A Technique for Estimating the Absolute Gain of a Photomultiplier Tube

TL;DR

This paper presents a new method to accurately estimate the absolute gain of a photomultiplier tube by analyzing the Poisson-distributed photoelectron signals without complex distribution analysis.

Contribution

The study introduces a procedure to precisely measure single photoelectron signals and the amplification factor without relying on assumptions about signal distribution.

Findings

Effective estimation of single photoelectron signals

Accurate calculation of photomultiplier tube gain

Method demonstrated with experimental data

Abstract

Detection of low-intensity light relies on the conversion of photons to photoelectrons, which are then multiplied and detected as an electrical signal. To measure the actual intensity of the light, one must know the factor by which the photoelectrons have been multiplied. To obtain this amplification factor, we have developed a procedure for estimating precisely the signal caused by a single photoelectron. The method utilizes the fact that the photoelectrons conform to a Poisson distribution.
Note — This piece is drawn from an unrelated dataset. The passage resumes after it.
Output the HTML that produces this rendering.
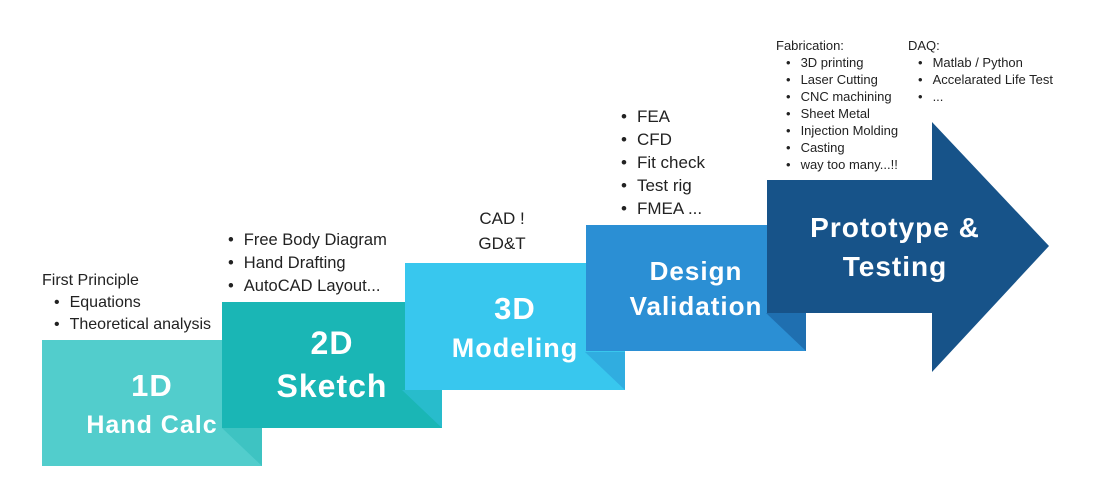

The average signal produced by a single photoelectron can then be estimated from the number of noise events, without requiring analysis of the distribution of the signal produced by a single photoelectron. The signal produced by one or more photoelectrons can be estimated experimentally without any assumptions. This technique, and an example of the analysis of a signal from a photomultiplier tube, are described in this study.